* Data for the task
━━━━

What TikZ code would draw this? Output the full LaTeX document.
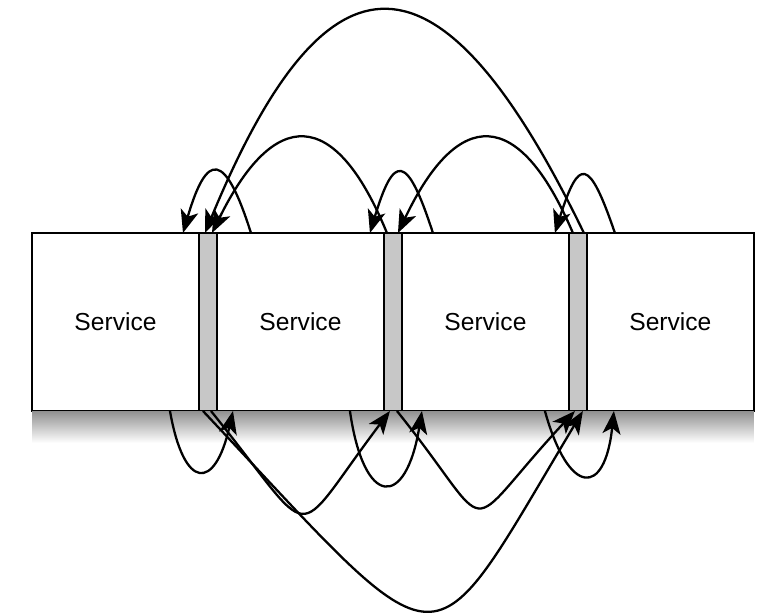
\documentclass[tikz,border=0pt]{standalone}
\usepackage{fontspec}
\setmainfont{Liberation Sans}
\usetikzlibrary{arrows.meta,positioning,calc}

\begin{document}
\begin{tikzpicture}[x=0.02cm,y=-0.02cm]
\tikzset{service/.style ={draw,line width=1.3pt,fill=white,minimum width=3.34cm,minimum height=3.56cm,outer sep=0pt,inner sep=0pt,font=\fontsize{14}{16}\selectfont},
  adapter/.style ={draw,line width=1.3pt,fill=black!22,minimum width=0.36cm,minimum height=3.56cm,outer sep=0pt,inner sep=0pt},
  call/.style ={line width=1.3pt,-{Stealth[length=4.6mm,width=3.6mm,inset=1.2mm]}}}
\useasboundingbox (0,0) rectangle (757,615);
    \node[service] (s1) at (115.5,322) {Service};
    \node[adapter,right=0pt of s1] (b1) {};
    \node[service,right=0pt of b1] (s2) {Service};
    \node[adapter,right=0pt of s2] (b2) {};
    \node[service,right=0pt of b2] (s3) {Service};
    \node[adapter,right=0pt of s3] (b3) {};
    \node[service,right=0pt of b3] (s4) {Service};
% shadow under the row
    \shade[top color=black!42,bottom color=white] ($(s1.south west)+(0,1)$) rectangle ($(s4.south east)+(0,32)$);
% calls over the top, right to left
    \draw[call] ($(s2.north west)+(34,0)$) .. controls +(-26,-82) and +(24,-82) .. ($(s1.north east)+(-16,0)$);
    \draw[call] ($(s3.north west)+(31,0)$) .. controls +(-26,-80) and +(24,-80) .. ($(s2.north east)+(-14,0)$);
    \draw[call] ($(s4.north west)+(28,0)$) .. controls +(-26,-76) and +(24,-76) .. ($(s3.north east)+(-14,0)$);
    \draw[call] ($(b2.north)+(-6,0)$) .. controls +(-52,-127) and +(62,-126) .. ($(b1.north)+(4,0)$);
    \draw[call] ($(b3.north)+(-5,0)$) .. controls +(-54,-127) and +(60,-126) .. ($(b2.north)+(5,0)$);
    \draw[call] ($(b3.north)+(6,0)$) .. controls +(-144,-297) and +(122,-296) .. ($(b1.north)+(-3,0)$);
% calls under the bottom, left to right
    \draw[call] ($(s1.south east)+(-29,0)$) .. controls +(14,80) and +(-18,80) .. ($(s2.south west)+(16,0)$);
    \draw[call] ($(s2.south east)+(-34,0)$) .. controls +(14,98) and +(-16,98) .. ($(s3.south west)+(20,0)$);
    \draw[call] ($(s3.south east)+(-24,0)$) .. controls +(24,86) and +(-9,86) .. ($(s4.south west)+(27,0)$);
    \draw[call] ($(b1.south)+(3,0)$) .. controls +(109,135) and +(-102,135) .. ($(b2.south)+(-3,0)$);
    \draw[call] ($(b2.south)+(4,0)$) .. controls +(103,128) and +(-119,128) .. ($(b3.south)+(-3,0)$);
    \draw[call] ($(b1.south)+(-5,0)$) .. controls +(250,266) and +(-159,265) .. ($(b3.south)+(5,0)$);
\end{tikzpicture}
\end{document}
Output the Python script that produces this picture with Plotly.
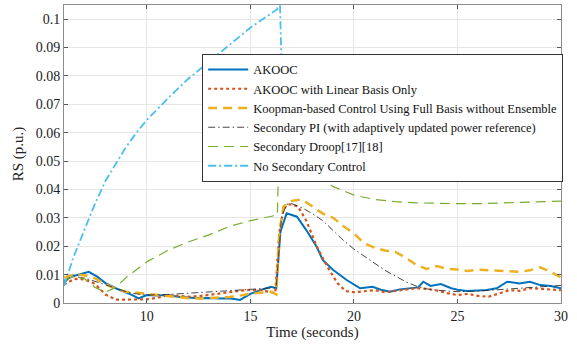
import plotly.graph_objects as go

# ---- data ----
t_blue = [6, 6.3, 6.6, 7, 7.2, 7.6, 8, 8.5, 9, 9.3, 9.6, 10, 10.5, 11, 11.5, 12, 12.5, 13, 13.5, 14, 14.5, 15, 15.5, 16, 16.25,
          16.45, 16.75, 17.25, 17.7, 18.2, 18.5, 19, 19.65, 20.3, 20.9, 21.3, 21.75, 22.2, 22.7, 23.1, 23.35, 23.7, 24.2, 24.7,
          25, 25.45, 26, 26.4, 26.9, 27.4, 28, 28.5, 29, 29.5, 30]
akooc = [0.007, 0.0095, 0.0098, 0.0105, 0.011, 0.0093, 0.007, 0.0052, 0.0038, 0.0028, 0.0016, 0.0028, 0.0026, 0.0028, 0.0022,
         0.002, 0.0017, 0.0018, 0.0016, 0.0017, 0.0011, 0.0032, 0.0046, 0.0057, 0.0052,
         0.025, 0.0316, 0.0304, 0.0257, 0.0198, 0.0151, 0.0116, 0.0081, 0.0052, 0.0057, 0.0047, 0.004, 0.0048, 0.0052, 0.0055,
         0.0075, 0.006, 0.0067, 0.0052, 0.0047, 0.0042, 0.0044, 0.0046, 0.0052, 0.0075, 0.0069, 0.0075, 0.0063, 0.006, 0.0052]

t_red = [6, 6.5, 7, 7.5, 8, 8.5, 9, 9.5, 10, 10.5, 11, 11.5, 12, 12.5, 13, 13.5, 14, 14.5, 15, 15.5, 16, 16.2,
         16.4, 16.6, 16.8, 17, 17.3, 17.7, 18.2, 18.7, 19.2, 19.6, 20, 20.5, 21, 21.5, 22, 22.5, 23, 23.5, 24, 24.5,
         25, 25.5, 26, 26.5, 27, 27.5, 28, 28.5, 29, 29.5, 30]
akooc_linear = [0.0065, 0.0085, 0.0083, 0.0067, 0.003, 0.0012, 0.0012, 0.0013, 0.0013, 0.0018, 0.0027, 0.0025, 0.0022,
                0.0024, 0.0028, 0.0033, 0.0038, 0.0043, 0.0046, 0.0045, 0.0036, 0.0035,
                0.025, 0.033, 0.0348, 0.0347, 0.034, 0.029, 0.020, 0.013, 0.007, 0.0042, 0.0038, 0.0042, 0.0045, 0.0038,
                0.0042, 0.0048, 0.0052, 0.005, 0.0044, 0.0035, 0.0028, 0.0032, 0.0025, 0.0022, 0.0033, 0.0045, 0.0043,
                0.0052, 0.005, 0.0047, 0.0045]

t_orange = [6, 6.5, 7, 7.5, 8, 8.5, 9, 9.5, 10, 10.5, 11, 11.5, 12, 12.5, 13, 13.5, 14, 14.5, 15, 15.5, 16, 16.25,
            16.4, 16.6, 17, 17.5, 18, 18.5, 19, 19.5, 20, 20.5, 21, 21.5, 22, 22.5, 23, 23.5, 24, 24.5, 25, 25.5,
            26, 26.5, 27, 27.5, 28, 28.5, 29, 29.5, 30]
koopman_full = [0.009, 0.010, 0.0098, 0.0087, 0.0066, 0.005, 0.004, 0.0036, 0.0034, 0.003, 0.0026, 0.002, 0.0017,
                0.0016, 0.0017, 0.0018, 0.0021, 0.0026, 0.0033, 0.0036, 0.004, 0.003,
                0.025, 0.034, 0.036, 0.0365, 0.034, 0.0315, 0.030, 0.027, 0.0245, 0.021, 0.0195, 0.0185, 0.018, 0.016,
                0.0135, 0.012, 0.013, 0.012, 0.0118, 0.0113, 0.0117, 0.0115, 0.0115, 0.0112, 0.011, 0.0115, 0.0126,
                0.011, 0.009]

t_pi = [6, 6.5, 7, 7.5, 8, 8.5, 9, 9.5, 10, 11, 12, 13, 14, 15, 16, 16.25, 16.5, 16.75, 17, 17.5, 18, 18.5, 19, 19.5,
        20, 20.5, 21, 21.5, 22, 22.5, 23, 23.5, 24, 25, 26, 27, 28, 29, 30]
secondary_pi = [0.008, 0.0093, 0.0088, 0.0075, 0.0064, 0.0052, 0.004, 0.0032, 0.0028, 0.003, 0.0034, 0.0038, 0.0043,
                0.0048, 0.0053, 0.0055, 0.030, 0.0348, 0.035, 0.0335, 0.0315, 0.029, 0.0255, 0.022, 0.019, 0.0165,
                0.014, 0.0115, 0.0095, 0.0075, 0.006, 0.005, 0.0045, 0.004, 0.0042, 0.0047, 0.0053, 0.0058, 0.0062]

t_droop = [6, 6.5, 7, 7.5, 8, 8.5, 9, 9.5, 10, 11, 12, 13, 14, 15, 16, 16.3, 16.4, 17, 17.5, 18, 19, 20, 21, 22, 23,
           24, 25, 26, 27, 28, 29, 30]
secondary_droop = [0.008, 0.0093, 0.0085, 0.0055, 0.0038, 0.0055, 0.009, 0.0118, 0.0145, 0.0185, 0.0215, 0.024, 0.027,
                   0.029, 0.0305, 0.031, 0.058, 0.052, 0.049, 0.046, 0.041, 0.038, 0.0365, 0.0357, 0.0353, 0.0351,
                   0.035, 0.035, 0.0352, 0.0354, 0.0357, 0.0359]

t_none = [6, 6.45, 7, 7.5, 8, 8.5, 9, 9.5, 10, 11, 12, 13, 14, 15, 16, 16.3, 16.38, 16.5]
no_secondary = [0.006, 0.016, 0.026, 0.035, 0.043, 0.049, 0.055, 0.060, 0.0645, 0.072, 0.079, 0.085, 0.091, 0.097,
                0.102, 0.1035, 0.12, 0.085]

x_ticks = [10, 15, 20, 25, 30]
y_ticks = [0, 0.01, 0.02, 0.03, 0.04, 0.05, 0.06, 0.07, 0.08, 0.09, 0.1]
y_labels = ["0", "0.01", "0.02", "0.03", "0.04", "0.05", "0.06", "0.07", "0.08", "0.09", "0.1"]

FONT = "Liberation Serif, Times New Roman, Times, serif"

fig = go.Figure()
fig.add_trace(go.Scatter(x=t_blue, y=akooc, mode="lines", name="AKOOC",
                         line=dict(color="#0072BD", width=2)))
fig.add_trace(go.Scatter(x=t_red, y=akooc_linear, mode="lines", name="AKOOC with Linear Basis Only",
                         line=dict(color="#D95319", width=2.2, dash="dot")))
fig.add_trace(go.Scatter(x=t_orange, y=koopman_full, mode="lines",
                         name="Koopman-based Control Using Full Basis without Ensemble",
                         line=dict(color="#EDB120", width=2.5, dash="9px,6px")))
fig.add_trace(go.Scatter(x=t_pi, y=secondary_pi, mode="lines",
                         name="Secondary PI (with adaptively updated power reference)",
                         line=dict(color="#333333", width=0.9, dash="7px,3px,1.5px,3px")))
fig.add_trace(go.Scatter(x=t_droop, y=secondary_droop, mode="lines", name="Secondary Droop[17][18]",
                         line=dict(color="#77AC30", width=1.2, dash="10px,6px")))
fig.add_trace(go.Scatter(x=t_none, y=no_secondary, mode="lines", name="No Secondary Control",
                         line=dict(color="#4DBEEE", width=1.8, dash="8px,3px,2px,3px")))

axis_common = dict(showgrid=True, gridcolor="#e6e6e6", gridwidth=1, showline=True, linecolor="#8c8c8c",
                   linewidth=1, mirror="ticks", ticks="inside", ticklen=4, tickcolor="#555555",
                   zeroline=False, tickfont=dict(family=FONT, size=14, color="#222222"))

fig.update_layout(
    width=577, height=352,
    margin=dict(l=64, r=16, t=5, b=49),
    paper_bgcolor="white", plot_bgcolor="white",
    font=dict(family=FONT, size=13, color="#222222"),
    showlegend=True,
    legend=dict(x=0.278, y=0.836, xanchor="left", yanchor="top",
                bgcolor="white", bordercolor="#333333", borderwidth=1,
                font=dict(family=FONT, size=12.5, color="#111111"),
                itemwidth=40, tracegroupgap=0, traceorder="normal"),
    xaxis=dict(range=[6, 30], tickvals=x_ticks, ticktext=[str(v) for v in x_ticks],
               title=dict(text="Time (seconds)", font=dict(family=FONT, size=15), standoff=2),
               **axis_common),
    yaxis=dict(range=[0, 0.105], tickvals=y_ticks, ticktext=y_labels,
               title=dict(text="RS (p.u.)", font=dict(family=FONT, size=15), standoff=8),
               **axis_common),
)

fig.write_html("out.html", config={"displayModeBar": False},
               post_script="document.body.style.margin='0';")
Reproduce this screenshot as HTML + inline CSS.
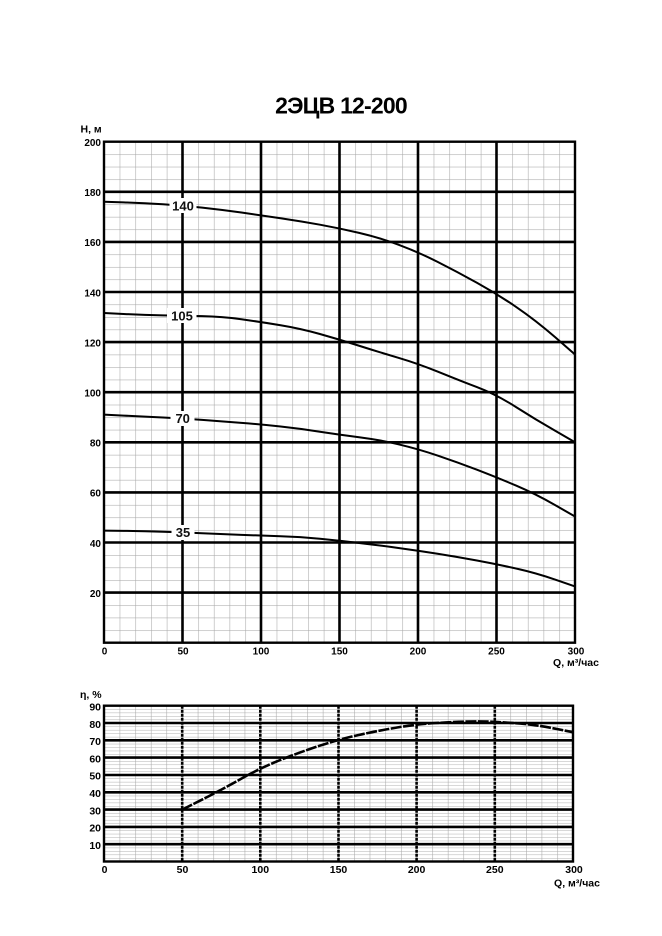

━━━━

* Exercise details
The lines you need run from the one containing "Output the Python" down to the one containing "0.0063, 0.006, 0.0052]"; print them exactly, both ends included, and leave out pictures.

* Expected answer
Output the Python script that produces this picture with Plotly.
import plotly.graph_objects as go

# ---- data ----
t_blue = [6, 6.3, 6.6, 7, 7.2, 7.6, 8, 8.5, 9, 9.3, 9.6, 10, 10.5, 11, 11.5, 12, 12.5, 13, 13.5, 14, 14.5, 15, 15.5, 16, 16.25,
          16.45, 16.75, 17.25, 17.7, 18.2, 18.5, 19, 19.65, 20.3, 20.9, 21.3, 21.75, 22.2, 22.7, 23.1, 23.35, 23.7, 24.2, 24.7,
          25, 25.45, 26, 26.4, 26.9, 27.4, 28, 28.5, 29, 29.5, 30]
akooc = [0.007, 0.0095, 0.0098, 0.0105, 0.011, 0.0093, 0.007, 0.0052, 0.0038, 0.0028, 0.0016, 0.0028, 0.0026, 0.0028, 0.0022,
         0.002, 0.0017, 0.0018, 0.0016, 0.0017, 0.0011, 0.0032, 0.0046, 0.0057, 0.0052,
         0.025, 0.0316, 0.0304, 0.0257, 0.0198, 0.0151, 0.0116, 0.0081, 0.0052, 0.0057, 0.0047, 0.004, 0.0048, 0.0052, 0.0055,
         0.0075, 0.006, 0.0067, 0.0052, 0.0047, 0.0042, 0.0044, 0.0046, 0.0052, 0.0075, 0.0069, 0.0075, 0.0063, 0.006, 0.0052]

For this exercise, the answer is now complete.